Oct. 12, 2021 -- The United States had grossly trampled on the human rights of Afghans in its two-decade war in the Central Asian country, and its hegemonic act of interfering in the sovereignty of another country was doomed to fail, global experts said.
They made the remarks on Saturday at an online side event for the 48th session of the United Nations Human Rights Council, which was held both on site and on screen in China's Chongqing municipality. More than 40 professors and diplomats from China, France, the Netherlands, Pakistan and other countries attended the seminar.
Fu Zitang, vice-president of the China Society for Human Rights Studies, said that the US-launched a 20-year war in Afghanistan has not only severely violated the human rights of Afghans and also posed great threats to the human rights of people in neighboring countries.
Statistics show that by April 2020, at least 47,000 Afghan civilians had been killed in the war waged by the US and more than 10 million Afghan people had been displaced.
Fu, who is also the president of Southwest University of Political Science and Law, criticized the US for imposing its own concepts of democracy, freedom and human rights on Afghanistan against the will of its people.

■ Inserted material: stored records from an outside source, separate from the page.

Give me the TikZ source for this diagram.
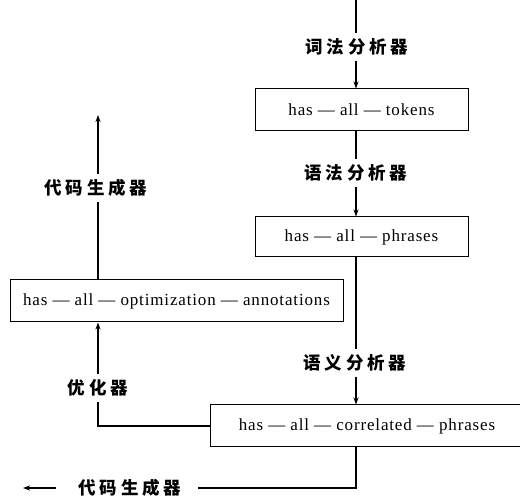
\documentclass[tikz,border=0pt]{standalone}
\usepackage{fontspec}
\setmainfont{Liberation Serif}
\newfontfamily\boxfont{Liberation Serif}[LetterSpace=5]
\newfontfamily\cjk{Noto Sans CJK SC}[LetterSpace=22]
\usetikzlibrary{arrows.meta}
\begin{document}
\begin{tikzpicture}[x=1pt,y=-1pt,
  box/.style={draw,line width=1pt,inner sep=0pt,font=\boxfont\fontsize{17}{19}\selectfont},
  lab/.style={font=\cjk\bfseries\fontsize{17.5}{19}\selectfont,inner xsep=2pt,inner ysep=5pt},
  conn/.style={line width=1.2pt},
  arr/.style={conn,-{Stealth[length=7pt,width=5pt]}}]
\useasboundingbox[fill=white] (0,0) rectangle (520,502);
% boxes
\node[box,minimum width=213pt,minimum height=42pt] (tok) at (361.5,110) {has — all — tokens};
\node[box,minimum width=213pt,minimum height=40pt] (phr) at (361.5,237) {has — all — phrases};
\node[box,minimum width=333pt,minimum height=42pt] (opt) at (176.5,301) {has — all — optimization — annotations};
\node[box,minimum width=314pt,minimum height=42pt] (cor) at (367,426) {has — all — correlated — phrases};
% labels
\node[lab] (l1) at (357,47) {词法分析器};
\node[lab] (l2) at (356,173) {语法分析器};
\node[lab] (l3) at (355,363) {语义分析器};
\node[lab] (l4) at (96,188) {代码生成器};
\node[lab] (l5) at (98,388) {优化器};
\node[lab] (l6) at (130,488) {代码生成器};
\coordinate (top) at (356,0);
\coordinate (cg) at (98,115);
\coordinate (out) at (23,488);
\coordinate (outs) at (56,488);
% right column
\draw[conn] (top) -- (top |- l1.north);
\draw[arr] (top |- l1.south) -- (top |- tok.north);
\draw[conn] (tok.south -| top) -- (top |- l2.north);
\draw[arr] (top |- l2.south) -- (top |- phr.north);
\draw[conn] (phr.south -| top) -- (top |- l3.north);
\draw[arr] (top |- l3.south) -- (top |- cor.north);
% bottom
\draw[conn] (cor.south -| top) |- ([xshift=14pt]l6.east);
\draw[arr] (outs) -- (out);
% left column
\draw[conn] (cor.west) -| (l5.south);
\draw[arr] (l5.north) -- (l5.north |- opt.south);
\draw[conn] (opt.north -| l5) -- (l4.south -| l5);
\draw[arr] (l4.north -| l5) -- (cg);
\end{tikzpicture}
\end{document}
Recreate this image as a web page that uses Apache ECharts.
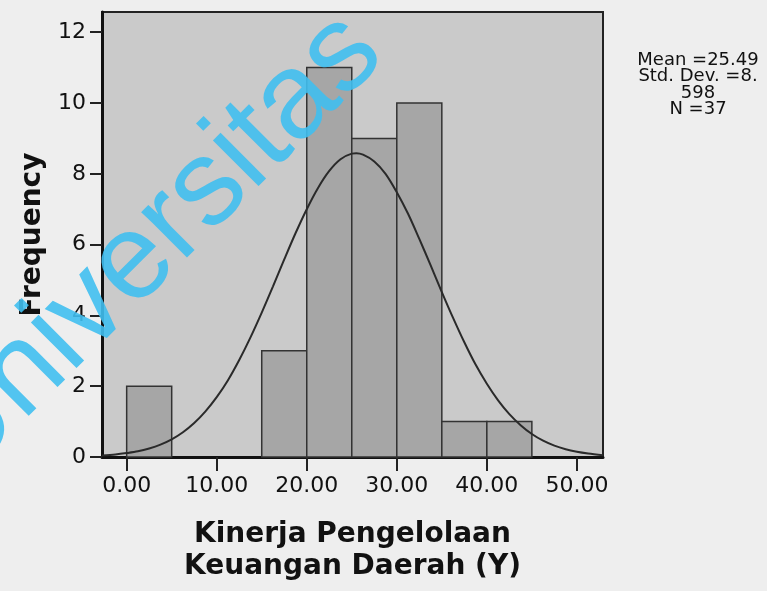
<!DOCTYPE html>
<html>
<head>
<meta charset="utf-8">
<script src="https://cdn.jsdelivr.net/npm/echarts@6/dist/echarts.min.js"></script>
<style>html,body{margin:0;padding:0;background:#eeeeee;}#c{width:767px;height:591px;}</style>
</head>
<body>
<div id="c"></div>
<script>
// Histogram bins (lower edge, upper edge) and frequencies
var binStart = [0, 15, 20, 25, 30, 35, 40];
var binEnd   = [5, 20, 25, 30, 35, 40, 45];
var freq     = [2, 3, 11, 9, 10, 1, 1];
// Normal curve
var curveX = [-2.75, -1.25, 0, 1.25, 2.5, 3.75, 5, 6.25, 7.5, 8.75, 10, 11.25, 12.5, 13.75, 15, 16.25, 17.5, 18.75, 20, 21.25, 22.5, 23.75, 25, 25.5, 26.25, 27.5, 28.75, 30, 31.25, 32.5, 33.75, 35, 36.25, 37.5, 38.75, 40, 41.25, 42.5, 43.75, 45, 46.25, 47.5, 48.75, 50, 51.25, 52.9];
var curveY = [0.04, 0.07, 0.11, 0.16, 0.24, 0.35, 0.50, 0.70, 0.96, 1.29, 1.69, 2.17, 2.74, 3.38, 4.08, 4.82, 5.58, 6.32, 7.00, 7.60, 8.08, 8.41, 8.57, 8.58, 8.54, 8.35, 8.00, 7.48, 6.87, 6.16, 5.42, 4.66, 3.93, 3.24, 2.61, 2.07, 1.60, 1.21, 0.90, 0.65, 0.46, 0.32, 0.22, 0.15, 0.10, 0.05];
var xTicks = [0, 10, 20, 30, 40, 50];
var yTicks = [0, 2, 4, 6, 8, 10, 12];
var statsLines = ['Mean =25.49', 'Std. Dev. =8.', '598', 'N =37'];
var xTitle = ['Kinerja Pengelolaan', 'Keuangan Daerah (Y)'];
var yTitle = 'Frequency';
var watermark = 'Universitas';

var barData = binStart.map(function (s, i) { return [s, binEnd[i], freq[i]]; });
var curveData = curveX.map(function (x, i) { return [x, curveY[i]]; });

var chart = echarts.init(document.getElementById('c'));
chart.setOption({
  backgroundColor: '#eeeeee',
  animation: false,
  grid: { left: 102, right: 164, top: 12, bottom: 134, show: true, backgroundColor: '#cacaca', borderColor: '#222', borderWidth: 2 },
  xAxis: {
    type: 'value', min: -2.74, max: 52.9,
    splitLine: { show: false },
    axisLine: { show: true, onZero: false, lineStyle: { color: '#111', width: 3 } },
    axisTick: { show: true, inside: false, length: 14, customValues: xTicks, lineStyle: { color: '#222', width: 2 } },
    axisLabel: { customValues: xTicks, margin: 18, color: '#111', fontFamily: 'DejaVu Sans', fontSize: 22,
      formatter: function (v) { return v.toFixed(2); } },
    name: xTitle.join('\n'), nameLocation: 'middle', nameGap: 62,
    nameTextStyle: { fontFamily: 'DejaVu Sans', fontWeight: 'bold', fontSize: 28, color: '#111', lineHeight: 32 }
  },
  yAxis: {
    type: 'value', min: 0, max: 12.57,
    splitLine: { show: false },
    axisLine: { show: true, onZero: false, lineStyle: { color: '#111', width: 3 } },
    axisTick: { show: true, inside: false, length: 12, customValues: yTicks, lineStyle: { color: '#222', width: 2 } },
    axisLabel: { customValues: yTicks, margin: 16, color: '#111', fontFamily: 'DejaVu Sans', fontSize: 22 },
    name: yTitle, nameLocation: 'middle', nameGap: 54,
    nameTextStyle: { fontFamily: 'DejaVu Sans', fontWeight: 'bold', fontSize: 28, color: '#111' }
  },
  graphic: [
    { type: 'text', x: 698, y: 52, z: 10,
      style: { text: statsLines.join('\n'), align: 'center', verticalAlign: 'top', fontFamily: 'DejaVu Sans', fontSize: 18, lineHeight: 16.5, fill: '#111' } },
    { type: 'text', x: 150, y: 247, rotation: 45 * Math.PI / 180, z: 100,
      style: { text: watermark, align: 'center', verticalAlign: 'middle', fontFamily: 'Liberation Sans', fontSize: 122, fill: '#40bff0', opacity: 0.9 } }
  ],
  series: [
    {
      type: 'custom',
      data: barData,
      encode: { x: [0, 1], y: 2 },
      renderItem: function (params, api) {
        var p0 = api.coord([api.value(0), api.value(2)]);
        var p1 = api.coord([api.value(1), 0]);
        return {
          type: 'rect',
          shape: { x: p0[0], y: p0[1], width: p1[0] - p0[0], height: p1[1] - p0[1] },
          style: { fill: '#a6a6a6', stroke: '#333', lineWidth: 1.5 }
        };
      },
      z: 2
    },
    {
      type: 'line', data: curveData, smooth: 0.3, symbol: 'none',
      lineStyle: { color: '#2a2a2a', width: 2 }, z: 3
    }
  ]
});
</script>
</body>
</html>
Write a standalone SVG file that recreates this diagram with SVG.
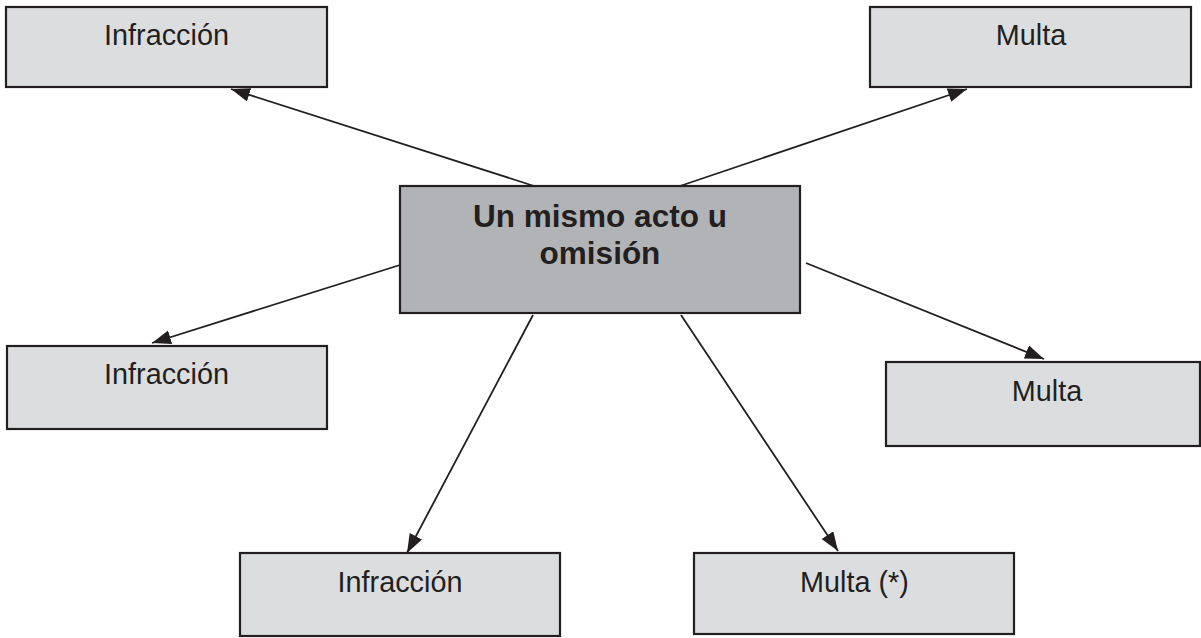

Such hegemonic acts are doomed to fail, he said.
Peter Peverelli, professor of Cross Cultural Human Rights Center at Vrije University Amsterdam, said American-style democracy and human rights are nothing but a farce self-directed and performed by the US.
The belligerent behavior of the US has brought the world terrible disasters. The 20-year war waged by the US is actually an act of revenge against Afghanistan in disguise of counterterrorism after 9/11, he said.
Mehdi Aliabadi, deputy permanent representative of the Islamic Republic of Iran to the UN in Geneva, criticized the US' illegal military intervention in Afghanistan as a symbol of hypocrisy, in which human rights has turned a tool of political manipulation.
Cheng Xizhong, a senior research fellow at the Charhar Institute think tank, said that more than 800,000 people have died and more than 38 million displaced since the US launched the war on terror in 2001.
The United States is the world's biggest human-rights violator and the biggest challenge threatening world peace and development, Cheng added.